# Start of ENTRIES SHOWN
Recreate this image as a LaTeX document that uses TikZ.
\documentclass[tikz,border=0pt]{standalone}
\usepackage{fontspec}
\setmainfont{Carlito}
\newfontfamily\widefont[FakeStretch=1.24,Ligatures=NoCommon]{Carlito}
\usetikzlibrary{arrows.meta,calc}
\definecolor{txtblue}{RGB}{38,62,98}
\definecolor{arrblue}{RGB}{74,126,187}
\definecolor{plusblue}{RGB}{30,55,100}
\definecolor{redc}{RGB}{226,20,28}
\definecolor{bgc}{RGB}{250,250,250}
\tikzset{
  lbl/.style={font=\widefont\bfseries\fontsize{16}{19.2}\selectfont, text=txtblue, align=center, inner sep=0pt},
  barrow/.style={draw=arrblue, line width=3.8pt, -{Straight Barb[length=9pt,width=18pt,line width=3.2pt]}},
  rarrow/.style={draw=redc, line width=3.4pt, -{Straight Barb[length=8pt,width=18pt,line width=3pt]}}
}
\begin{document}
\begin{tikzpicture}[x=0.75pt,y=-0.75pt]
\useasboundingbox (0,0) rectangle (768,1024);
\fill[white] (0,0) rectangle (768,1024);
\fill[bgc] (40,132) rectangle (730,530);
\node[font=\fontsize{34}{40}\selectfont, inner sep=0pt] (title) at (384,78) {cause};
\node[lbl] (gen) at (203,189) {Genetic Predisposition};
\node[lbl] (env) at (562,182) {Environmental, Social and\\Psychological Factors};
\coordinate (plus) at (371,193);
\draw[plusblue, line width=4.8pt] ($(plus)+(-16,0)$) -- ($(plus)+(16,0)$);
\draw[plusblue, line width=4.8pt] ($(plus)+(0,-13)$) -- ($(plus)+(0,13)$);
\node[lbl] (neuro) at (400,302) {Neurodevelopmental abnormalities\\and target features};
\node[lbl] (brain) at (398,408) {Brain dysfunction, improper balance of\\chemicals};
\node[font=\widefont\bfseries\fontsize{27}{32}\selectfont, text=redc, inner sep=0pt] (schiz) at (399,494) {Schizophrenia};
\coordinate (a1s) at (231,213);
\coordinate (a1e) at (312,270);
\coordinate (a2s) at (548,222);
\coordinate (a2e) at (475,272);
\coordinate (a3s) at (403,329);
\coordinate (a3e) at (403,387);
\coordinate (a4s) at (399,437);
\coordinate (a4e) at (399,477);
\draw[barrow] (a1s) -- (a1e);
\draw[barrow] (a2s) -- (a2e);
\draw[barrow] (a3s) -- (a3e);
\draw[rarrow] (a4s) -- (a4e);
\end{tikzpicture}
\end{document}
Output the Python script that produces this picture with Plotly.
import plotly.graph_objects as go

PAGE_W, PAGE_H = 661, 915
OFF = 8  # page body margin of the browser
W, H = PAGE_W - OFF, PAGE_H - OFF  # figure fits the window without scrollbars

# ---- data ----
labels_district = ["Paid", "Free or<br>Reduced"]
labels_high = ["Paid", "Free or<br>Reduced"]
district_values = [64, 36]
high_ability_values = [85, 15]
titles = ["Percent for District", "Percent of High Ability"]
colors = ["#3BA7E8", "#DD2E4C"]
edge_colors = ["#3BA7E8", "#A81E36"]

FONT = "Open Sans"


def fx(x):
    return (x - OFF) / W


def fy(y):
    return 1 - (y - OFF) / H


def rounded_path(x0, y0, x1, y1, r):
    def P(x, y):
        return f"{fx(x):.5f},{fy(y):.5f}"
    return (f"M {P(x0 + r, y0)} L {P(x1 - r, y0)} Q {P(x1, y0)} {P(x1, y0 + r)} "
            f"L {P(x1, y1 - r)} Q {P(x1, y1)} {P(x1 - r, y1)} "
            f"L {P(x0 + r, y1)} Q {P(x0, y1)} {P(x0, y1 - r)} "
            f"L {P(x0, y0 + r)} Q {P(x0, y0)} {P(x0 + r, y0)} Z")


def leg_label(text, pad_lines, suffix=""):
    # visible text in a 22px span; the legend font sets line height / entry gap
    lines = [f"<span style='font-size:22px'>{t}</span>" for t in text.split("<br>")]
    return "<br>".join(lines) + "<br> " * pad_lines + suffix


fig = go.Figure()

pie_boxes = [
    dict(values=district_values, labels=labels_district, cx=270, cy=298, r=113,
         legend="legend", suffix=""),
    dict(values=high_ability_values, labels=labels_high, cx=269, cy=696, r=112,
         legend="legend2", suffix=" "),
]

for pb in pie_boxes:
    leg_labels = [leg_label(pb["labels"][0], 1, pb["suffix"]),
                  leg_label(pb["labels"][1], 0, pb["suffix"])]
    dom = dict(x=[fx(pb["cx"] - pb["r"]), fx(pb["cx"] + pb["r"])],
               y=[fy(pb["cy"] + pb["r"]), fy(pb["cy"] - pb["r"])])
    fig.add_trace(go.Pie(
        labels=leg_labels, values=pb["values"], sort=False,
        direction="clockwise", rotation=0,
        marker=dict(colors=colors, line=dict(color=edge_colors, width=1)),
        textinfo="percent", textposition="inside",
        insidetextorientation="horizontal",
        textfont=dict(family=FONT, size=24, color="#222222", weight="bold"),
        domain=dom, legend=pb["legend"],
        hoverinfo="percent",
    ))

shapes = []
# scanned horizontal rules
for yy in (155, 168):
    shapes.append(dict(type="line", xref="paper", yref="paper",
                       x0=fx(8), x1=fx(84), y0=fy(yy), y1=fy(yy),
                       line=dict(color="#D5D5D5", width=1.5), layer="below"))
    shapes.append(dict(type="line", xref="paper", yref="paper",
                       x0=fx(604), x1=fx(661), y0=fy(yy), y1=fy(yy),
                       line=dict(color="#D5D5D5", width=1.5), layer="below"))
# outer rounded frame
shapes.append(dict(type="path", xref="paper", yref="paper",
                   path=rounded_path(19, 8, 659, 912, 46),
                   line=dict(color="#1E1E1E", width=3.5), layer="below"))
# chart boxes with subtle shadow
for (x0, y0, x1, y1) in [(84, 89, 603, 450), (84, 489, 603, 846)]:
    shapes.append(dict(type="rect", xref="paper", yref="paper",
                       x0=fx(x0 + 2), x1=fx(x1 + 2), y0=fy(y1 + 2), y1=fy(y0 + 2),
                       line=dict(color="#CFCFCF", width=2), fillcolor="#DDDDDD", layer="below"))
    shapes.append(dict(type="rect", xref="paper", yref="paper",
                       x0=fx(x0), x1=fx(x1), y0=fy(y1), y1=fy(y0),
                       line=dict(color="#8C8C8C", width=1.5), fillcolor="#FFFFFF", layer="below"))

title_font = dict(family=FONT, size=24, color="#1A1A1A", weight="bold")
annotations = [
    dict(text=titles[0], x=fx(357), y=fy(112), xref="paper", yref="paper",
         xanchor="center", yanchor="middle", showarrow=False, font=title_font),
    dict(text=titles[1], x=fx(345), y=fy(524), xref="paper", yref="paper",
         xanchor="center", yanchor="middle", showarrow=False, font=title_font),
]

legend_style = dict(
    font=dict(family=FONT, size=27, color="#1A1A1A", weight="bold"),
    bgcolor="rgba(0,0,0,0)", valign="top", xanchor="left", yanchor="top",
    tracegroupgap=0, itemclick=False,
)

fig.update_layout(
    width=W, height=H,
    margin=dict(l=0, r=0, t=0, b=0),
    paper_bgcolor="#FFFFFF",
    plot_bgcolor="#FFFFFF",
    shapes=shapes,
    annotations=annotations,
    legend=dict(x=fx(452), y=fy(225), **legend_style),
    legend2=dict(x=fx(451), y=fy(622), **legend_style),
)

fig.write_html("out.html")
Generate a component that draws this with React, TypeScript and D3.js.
# End of ENTRIES SHOWN
▶ [WHAT YOU NEED TO DO]: Print, without alteration, the lines from the line with "Output the Python" to the line with "W, H = PAGE_W". Include both of them, and omit every other line.

▶ [FULL ANSWER]:
Output the Python script that produces this picture with Plotly.
import plotly.graph_objects as go

PAGE_W, PAGE_H = 661, 915
OFF = 8  # page body margin of the browser
W, H = PAGE_W - OFF, PAGE_H - OFF  # figure fits the window without scrollbars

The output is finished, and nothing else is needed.